Medtronic (NYSE:MDT) narrowed its annual earnings forecast for the fiscal 2025 year but raised the organic revenue growth outlook. The company’s shares rose nearly 1% in premarket trading Tuesday.
For the fiscal Q2, the medical device maker posted adjusted earnings per share (EPS) of $1.26, just above the consensus estimate of $1.25. Revenue for the period stood at $8.4 billion, exceeding analyst expectations of $8.28 billion.
Looking ahead, Medtronic updated its full-year fiscal 2025 guidance, narrowing its adjusted EPS outlook to a range of $5.44 to $5.50, compared to the prior range of $5.42 to $5.50 and the consensus estimate of $5.45.

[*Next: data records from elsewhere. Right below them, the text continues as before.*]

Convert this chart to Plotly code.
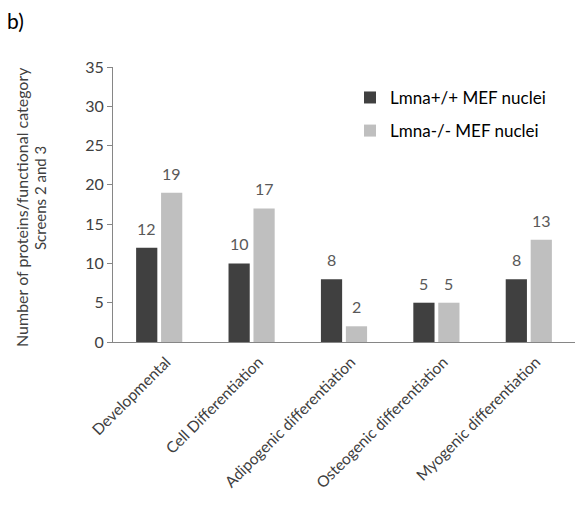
import plotly.graph_objects as go

categories = ["Developmental", "Cell Differentiation", "Adipogenic differentiation",
              "Osteogenic differentiation", "Myogenic differentiation"]
wt_values = [12, 10, 8, 5, 8]
ko_values = [19, 17, 2, 5, 13]
series_names = ["Lmna+/+ MEF nuclei", "Lmna-/- MEF nuclei"]
y_ticks = [0, 5, 10, 15, 20, 25, 30, 35]
y_title_lines = ["Number of proteins/functional category", "Screens 2 and 3"]

FONT = "Lato, 'Open Sans', sans-serif"

fig = go.Figure()
fig.add_trace(go.Bar(x=categories, y=wt_values, name=series_names[0],
                     marker=dict(color="#404040", line=dict(width=0)),
                     legendgroup="a"))
fig.add_trace(go.Bar(x=categories, y=ko_values, name=series_names[1],
                     marker=dict(color="#bfbfbf", line=dict(width=0)),
                     legendgroup="b"))

# value labels above bars (shifted to each bar of the group)
for vals, shift in [(wt_values, -12.5), (ko_values, 12.5)]:
    for c, v in zip(categories, vals):
        fig.add_annotation(x=c, y=v, text=str(v), xshift=shift, yshift=8,
                           yanchor="bottom", showarrow=False,
                           font=dict(size=16, color="#595959", family=FONT))

fig.update_layout(
    width=583, height=508,
    margin=dict(l=113, r=8, t=67, b=166),
    paper_bgcolor="white", plot_bgcolor="white",
    barmode="group", bargap=0.46, bargroupgap=0.15,
    font=dict(family=FONT, color="#404040", size=14),
    showlegend=True,
    legend=dict(x=0.513, y=0.953, xanchor="left", yanchor="top",
                font=dict(size=17, color="#000000", family=FONT),
                tracegroupgap=8, bgcolor="rgba(0,0,0,0)",
                itemwidth=30),
)
fig.add_annotation(text="b)", xref="paper", yref="paper",
                   x=-108/462, y=1 + (67 - 20) / 275,
                   xanchor="left", yanchor="middle", showarrow=False,
                   font=dict(size=21, color="#000000", family=FONT))
title_pos = [(22, 207), (40, 198)]
title_sizes = [16, 15]
for line, (px, py), fs in zip(y_title_lines, title_pos, title_sizes):
    fig.add_annotation(text=line, xref="paper", yref="paper",
                       x=-(113 - px) / 462, y=(342 - py) / 275,
                       xanchor="center", yanchor="middle", textangle=-90,
                       showarrow=False, font=dict(size=fs, color="#404040", family="Lato"))

fig.update_yaxes(range=[0, 35], tickvals=y_ticks, showgrid=False,
                 showline=True, linecolor="#868686", linewidth=1,
                 ticks="outside", ticklen=5, tickcolor="#868686",
                 tickfont=dict(size=16, color="#404040"),
                 zeroline=False, automargin=False)
fig.update_xaxes(showgrid=False, showline=True, linecolor="#868686", linewidth=1,
                 ticks="", tickangle=-45, tickfont=dict(size=15.5, color="#404040"),
                 ticklabelshift=7, ticklabelstandoff=4,
                 automargin=False)

fig.write_html("out.html")
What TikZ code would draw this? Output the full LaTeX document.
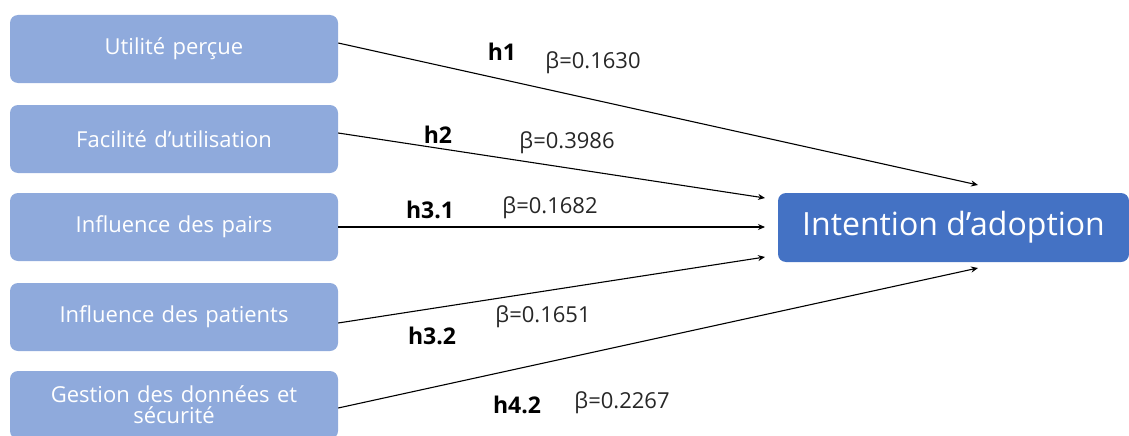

The company also adjusted its organic revenue growth forecast, now expecting a range of 4.75% to 5%, up from the earlier estimate of 4.5% to 5%.
"Our momentum is building as we keep executing on our commitments, delivering yet another consecutive quarter of strong results that came in ahead of expectations," said Geoff Martha, Medtronic chairman and CEO.
"Innovation matters, and innovation is really driving our growth today. As we look ahead, we're confident that this diversified growth will keep going, especially given the strength of our pipeline in high-impact markets that will allow us to benefit even more patients around the world."